En uno de sus muchos momentos de oscura luz, Nietzsche nos dijo: «En la soledad, el solitario se devora a sí mismo; en la muchedumbre lo devoran los muchos. Elige, pues». Pero ahora no podemos elegir. El confinamiento ha empujado a muchas personas a una total soledad y a otras tantas a una extraña soledad compartida con unas pocas personas -su pareja, sus padres, sus hijos- que pone también a prueba nuestro pequeño y privado microcosmos. La experiencia de otros países nos dice que, tras este examen por sorpresa, se han disparado los divorcios. Lógico. En circunstancias normales, es decir, cuando la vida está estructurada por las horas de separación que produce el trabajo, cuando el estrés puede disminuirse con un paseo, cuando el cansancio hace pensar en casa como en el refugio del guerrero, la rutina tapa todas las grietas de cualquier relación que, de estar enferma, puede mantenerse asintomática. Pero ahora no hay cemento con el que tapar las grietas.
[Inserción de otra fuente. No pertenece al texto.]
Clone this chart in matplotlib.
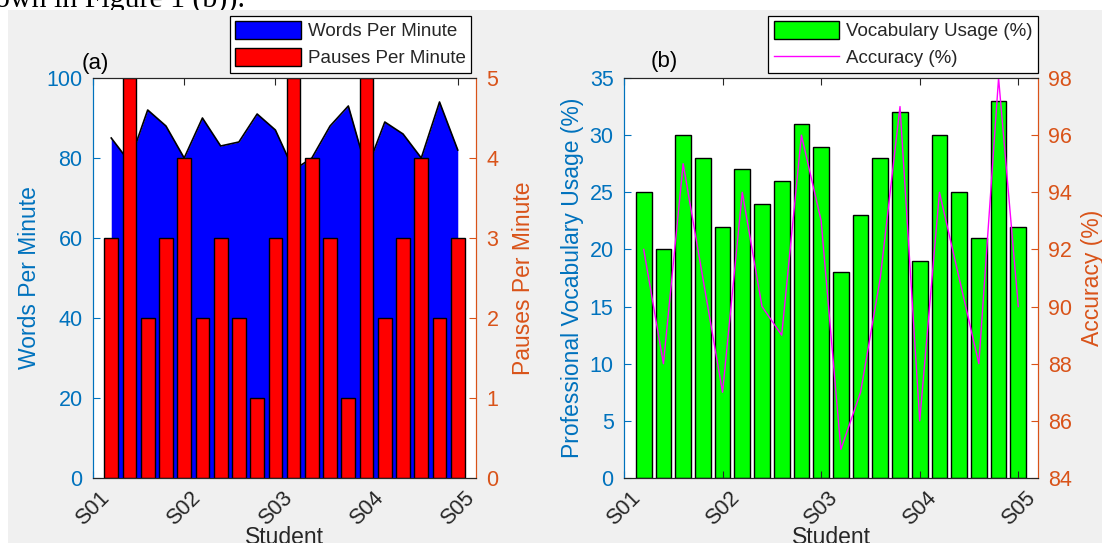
import numpy as np
import matplotlib
matplotlib.use("Agg")
import matplotlib.pyplot as plt
from matplotlib.patches import Patch, Rectangle
from matplotlib.lines import Line2D

plt.rcParams['font.family'] = ['Liberation Sans', 'DejaVu Sans']

# ---------------- data ----------------
tick_labels = ["S01", "S02", "S03", "S04", "S05"]
tick_pos = [0, 5, 10, 15, 20]
n_points = 20
words_per_minute = [85, 79, 92, 88, 80, 90, 83, 84, 91, 87,
                    77, 80, 88, 93, 77, 89, 86, 80, 94, 82]
pauses_per_minute = [3, 5, 2, 3, 4, 2, 3, 2, 1, 3,
                     5, 4, 3, 1, 5, 2, 3, 4, 2, 3]
vocab_usage = [25, 20, 30, 28, 22, 27, 24, 26, 31, 29,
               18, 23, 28, 32, 19, 30, 25, 21, 33, 22]
accuracy = [92, 88, 95, 91, 87, 94, 90, 89, 96, 93,
            85, 87, 91, 97, 86, 94, 91, 88, 98, 90]

BLUE_TXT = '#0072BD'
ORANGE_TXT = '#D95319'
DARK = '#262626'

W, H = 1102, 543
fig = plt.figure(figsize=(W / 100, H / 100), dpi=100, facecolor='white')

# gray figure background (screenshot region) and cut-off document text
rect = Rectangle((8 / W, 0), 1, (H - 10) / H, transform=fig.transFigure,
                 facecolor='#f0f0f0', edgecolor='none', zorder=-1)
fig.patches.append(rect)
fig.text(-5 / W, 1 - 6.5 / H, "own in Figure 1 (b)).", fontfamily='Liberation Serif',
         fontsize=21.5, va='baseline', ha='left', color='black', zorder=-2)


def px_axes(l, r, t, b):
    return fig.add_axes([l / W, 1 - b / H, (r - l) / W, (b - t) / H])


x = np.arange(1, n_points + 1)

TICK_FS = 15.5
LABEL_FS = 16.5


def style_axes(ax, axr, left_lab, right_lab):
    ax.set_xlim(0, 21)
    ax.set_xticks(tick_pos)
    ax.set_xticklabels(tick_labels)
    ax.tick_params(axis='x', direction='in', top=True, length=5, width=0.8,
                   color=DARK, labelcolor=DARK, labelsize=TICK_FS, pad=7)
    for lab in ax.get_xticklabels():
        lab.set_rotation(45)
        lab.set_ha('center')
        lab.set_va('top')
    ax.tick_params(axis='y', direction='in', length=5, width=0.8, pad=7.5,
                   color=BLUE_TXT, labelcolor=BLUE_TXT, labelsize=TICK_FS)
    axr.tick_params(axis='y', direction='in', length=5, width=0.8, pad=7.5,
                    color=ORANGE_TXT, labelcolor=ORANGE_TXT, labelsize=TICK_FS)
    for a in (ax, axr):
        a.spines['left'].set_color(BLUE_TXT)
        a.spines['right'].set_color(ORANGE_TXT)
        a.spines['top'].set_color(DARK)
        a.spines['bottom'].set_color(DARK)
        for s in a.spines.values():
            s.set_linewidth(0.8)
    ax.set_xlabel("Student", fontsize=LABEL_FS, color=DARK)
    ax.xaxis.set_label_coords(0.5, -0.12)
    ax.set_ylabel(left_lab, fontsize=LABEL_FS, color=BLUE_TXT)
    axr.set_ylabel(right_lab, fontsize=LABEL_FS, color=ORANGE_TXT)


LEG_KW = dict(fontsize=13.5, frameon=True, fancybox=False, framealpha=1,
              edgecolor='black', handlelength=3.5, handleheight=1.1,
              handletextpad=0.35, borderpad=0.3, labelspacing=0.4,
              borderaxespad=0)

# ---------------- panel (a) ----------------
ax1 = px_axes(93, 476, 78, 478)
ax1.set_facecolor('white')
ax1.fill_between(x, words_per_minute, 0, color='#0000ff', linewidth=0)
ax1.plot(x, words_per_minute, color='black', lw=1.2)
ax1.set_ylim(0, 100)
ax1.set_yticks(range(0, 101, 20))
ax1b = ax1.twinx()
ax1b.bar(x, pauses_per_minute, width=0.75, color='#ff0000',
         edgecolor='black', linewidth=1.0)
ax1b.set_ylim(0, 5)
ax1b.set_yticks(range(0, 6))
style_axes(ax1, ax1b, "Words Per Minute", "Pauses Per Minute")
ax1b.yaxis.labelpad = 10
ax1.set_xlim(0, 21)
ax1b.set_xlim(0, 21)
fig.text(95 / W, 1 - 64 / H, "(a)", fontsize=16, color='black',
         ha='center', va='center')

leg1 = fig.legend(handles=[Patch(facecolor='#0000ff', edgecolor='black', lw=1),
                           Patch(facecolor='#ff0000', edgecolor='black', lw=1)],
                  labels=["Words Per Minute", "Pauses Per Minute"],
                  loc='upper right', bbox_to_anchor=(471 / W, 1 - 15.5 / H),
                  **LEG_KW)
leg1.get_frame().set_linewidth(0.9)
for t in leg1.get_texts():
    t.set_color(DARK)

# ---------------- panel (b) ----------------
ax2 = px_axes(624, 1038, 78, 478)
ax2.set_facecolor('white')
ax2.bar(x, vocab_usage, width=0.8, color='#00ff00', edgecolor='black', linewidth=1.0)
ax2.set_ylim(0, 35)
ax2.set_yticks(range(0, 36, 5))
ax2b = ax2.twinx()
ax2b.plot(x, accuracy, color='#ff00ff', lw=1.0)
ax2b.set_ylim(84, 98)
ax2b.set_yticks(range(84, 99, 2))
style_axes(ax2, ax2b, "Professional Vocabulary Usage (%)", "Accuracy (%)")
ax2b.yaxis.labelpad = 6
ax2.set_xlim(0, 21)
ax2b.set_xlim(0, 21)
fig.text(664 / W, 1 - 61 / H, "(b)", fontsize=16, color='black',
         ha='center', va='center')

leg2 = fig.legend(handles=[Patch(facecolor='#00ff00', edgecolor='black', lw=1),
                           Line2D([0], [0], color='#ff00ff', lw=1)],
                  labels=["Vocabulary Usage (%)", "Accuracy (%)"],
                  loc='upper right', bbox_to_anchor=(1038 / W, 1 - 15.5 / H),
                  **LEG_KW)
leg2.get_frame().set_linewidth(0.9)
for t in leg2.get_texts():
    t.set_color(DARK)

fig.savefig("out.png", dpi=100, facecolor=fig.get_facecolor())
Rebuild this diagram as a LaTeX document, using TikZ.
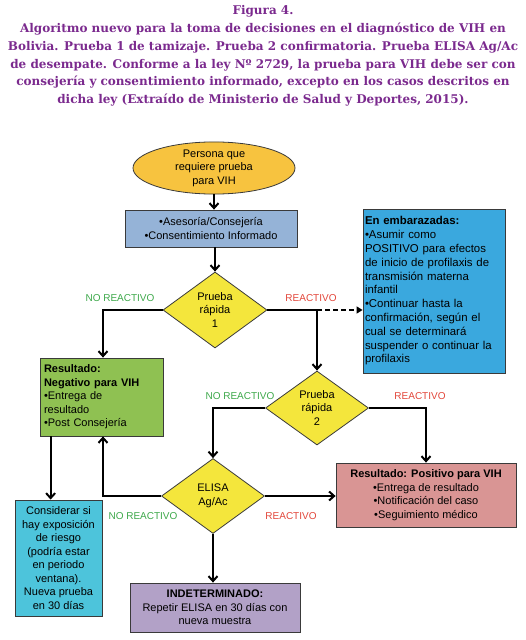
\documentclass[tikz,border=0pt]{standalone}
\usepackage{fontspec}
\setmainfont{Liberation Sans}
\newfontfamily\titlefont{DejaVu Serif}
\usetikzlibrary{shapes.geometric,arrows.meta}
\definecolor{ttl}{HTML}{7B2A8E}
\definecolor{cell}{HTML}{F7C33F}
\definecolor{cblue}{HTML}{95B3D7}
\definecolor{cemb}{HTML}{3AA8DE}
\definecolor{cdia}{HTML}{F4E63C}
\definecolor{cgreen}{HTML}{8FC152}
\definecolor{ccyan}{HTML}{4DC4DB}
\definecolor{cpink}{HTML}{D99594}
\definecolor{cpurp}{HTML}{B2A1C7}
\definecolor{lgreen}{HTML}{3DA84A}
\definecolor{lred}{HTML}{E2463A}
\definecolor{bord}{HTML}{3A3A3A}
\begin{document}
\begin{tikzpicture}[x=1pt,y=-1pt,
  every node/.style={font=\fontsize{11}{13.5}\selectfont},
  box/.style={draw=bord,line width=0.8pt,rectangle,inner sep=2pt},
  dia/.style={draw=bord,line width=0.8pt,diamond,fill=cdia,aspect=1.4,inner sep=0pt,align=center},
  arr/.style={line width=2.2pt,-{Straight Barb[length=5pt,width=9pt,line width=2pt]}},
  dsh/.style={line width=1.4pt,dashed,dash pattern=on 5pt off 3pt,-{Triangle[length=6pt,width=7pt]}},
  glab/.style={text=lgreen,font=\fontsize{10}{12}\selectfont},
  rlab/.style={text=lred,font=\fontsize{10}{12}\selectfont}]
\useasboundingbox (0,0) rectangle (526,640);
\node[text=ttl,align=center,font=\titlefont\bfseries\fontsize{12}{17.8}\selectfont] (title) at (263,56)
 {Figura 4.\\
 Algoritmo nuevo para la toma de decisiones en el diagnóstico de VIH en\\
 Bolivia. Prueba 1 de tamizaje. Prueba 2 confirmatoria. Prueba ELISA Ag/Ac\\
 de desempate. Conforme a la ley Nº 2729, la prueba para VIH debe ser con\\
 consejería y consentimiento informado, excepto en los casos descritos en\\
 dicha ley (Extraído de Ministerio de Salud y Deportes, 2015).};

\node[draw=bord,line width=0.8pt,ellipse,fill=cell,minimum width=162pt,minimum height=52pt,inner sep=0pt,align=center] (ell) at (214,168) {Persona que\\requiere prueba\\para VIH};
\node[box,fill=cblue,minimum width=172pt,minimum height=37pt,align=center] (blue) at (211,228.5) {•Asesoría/Consejería\\•Consentimiento Informado};
\node[dia,minimum width=104pt,minimum height=76pt] (d1) at (215,310) {Prueba\\rápida\\1};
\node[box,fill=cemb,minimum width=142pt,minimum height=164pt,text width=138pt,align=left,inner sep=2pt,font=\fontsize{11.4}{13.8}\selectfont] (emb) at (434,291)
 {\textbf{En embarazadas:}\\•Asumir como\\POSITIVO para efectos\\de inicio de profilaxis de\\transmisión materna\\infantil\\•Continuar hasta la\\confirmación, según el\\cual se determinará\\suspender o continuar la\\profilaxis};
\node[box,fill=cgreen,minimum width=123pt,minimum height=78pt,text width=115pt,align=left] (green) at (101.5,397)
 {\textbf{Resultado:}\\\textbf{Negativo para VIH}\\•Entrega de\\resultado\\•Post Consejería};
\node[dia,minimum width=103pt,minimum height=74pt] (d2) at (317,408) {Prueba\\rápida\\2};
\node[dia,minimum width=103pt,minimum height=75pt] (el) at (213,496) {ELISA\\Ag/Ac};
\node[box,fill=cpink,minimum width=180pt,minimum height=64pt,align=center] (pink) at (426,495)
 {\textbf{Resultado: Positivo para VIH}\\•Entrega de resultado\\•Notificación del caso\\•Seguimiento médico};
\node[box,fill=ccyan,minimum width=87pt,minimum height=116pt,align=center,inner sep=1pt] (cyan) at (58.5,558)
 {Considerar si\\hay exposición\\de riesgo\\(podría estar\\en periodo\\ventana).\\Nueva prueba\\en 30 días};
\node[box,fill=cpurp,minimum width=170pt,minimum height=49pt,align=center] (purp) at (215,607.5)
 {\textbf{INDETERMINADO:}\\Repetir ELISA en 30 días con\\nueva muestra};

\node[glab] (l1) at (120,298) {NO REACTIVO};
\node[rlab] (l2) at (311,298) {REACTIVO};
\node[glab] (l3) at (240,396) {NO REACTIVO};
\node[rlab] (l4) at (420,396) {REACTIVO};
\node[glab] (l5) at (143,516) {NO REACTIVO};
\node[rlab] (l6) at (291,516) {REACTIVO};

\draw[arr] (ell) -- (ell |- blue.north);
\draw[arr] (blue.south -| d1) -- (d1.north);
\draw[arr] (d1.west) -| ([xshift=1.5pt]green.north);
\draw[arr] (d1.east) -| (d2.north);
\coordinate (ds) at (d1.east -| d2.north);
\draw[dsh] (ds) -- (ds -| emb.west);
\draw[arr] (d2.west) -| (el.north);
\draw[arr] (d2.east) -| (pink.north);
\draw[arr] (el.east) -- (el.east -| pink.west);
\draw[arr] (el.west) -| ([xshift=1.5pt]green.south);
\draw[arr] ([xshift=11pt]green.south west) -- ([xshift=11pt]green.south west |- cyan.north);
\draw[arr] (el.south) -- (el.south |- purp.north);
\end{tikzpicture}
\end{document}
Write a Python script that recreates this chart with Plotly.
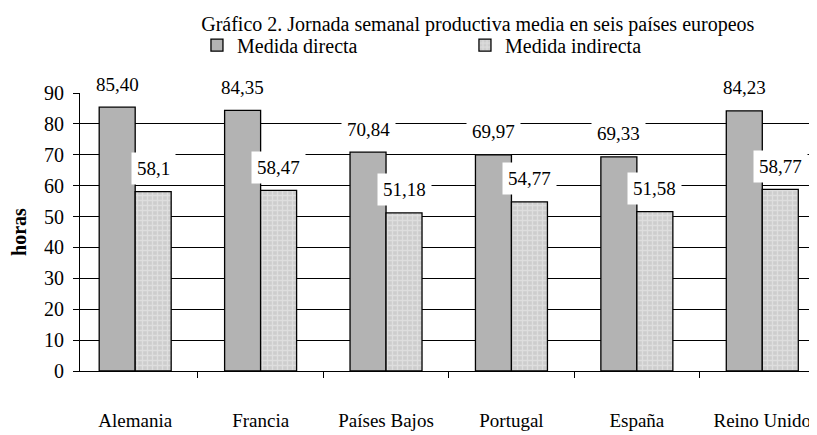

De la misma manera, para los físicamente solos, aquella soledad hermosa y elegida que podía ser fuente de inspiración y casi oasis cuando estaban rodeados de horarios, compañeros de trabajo, ocios y negocios y compañías a veces no deseadas, ha pasado de ser amante a ser esposa y eso no siempre funciona bien. El coronavirus, por tanto, está poniendo a prueba la salud de la comunidad y de los individuos en muchos aspectos. Cada uno de nosotros, cada familia, cada país, está siendo cruelmente desmontado por un enemigo pequeño e invisible. Veremos qué se desmorona y qué sigue en pie cuando todo esto acabe, cuando podamos comentarlo frente a frente con un café y ojalá alguna sonrisa con nuestros amigos. De momento, la única medicina útil para todo esto es quererse con la fuerza de los bares. Intentémoslo. Volverán a abrir y ahí nos encontraremos.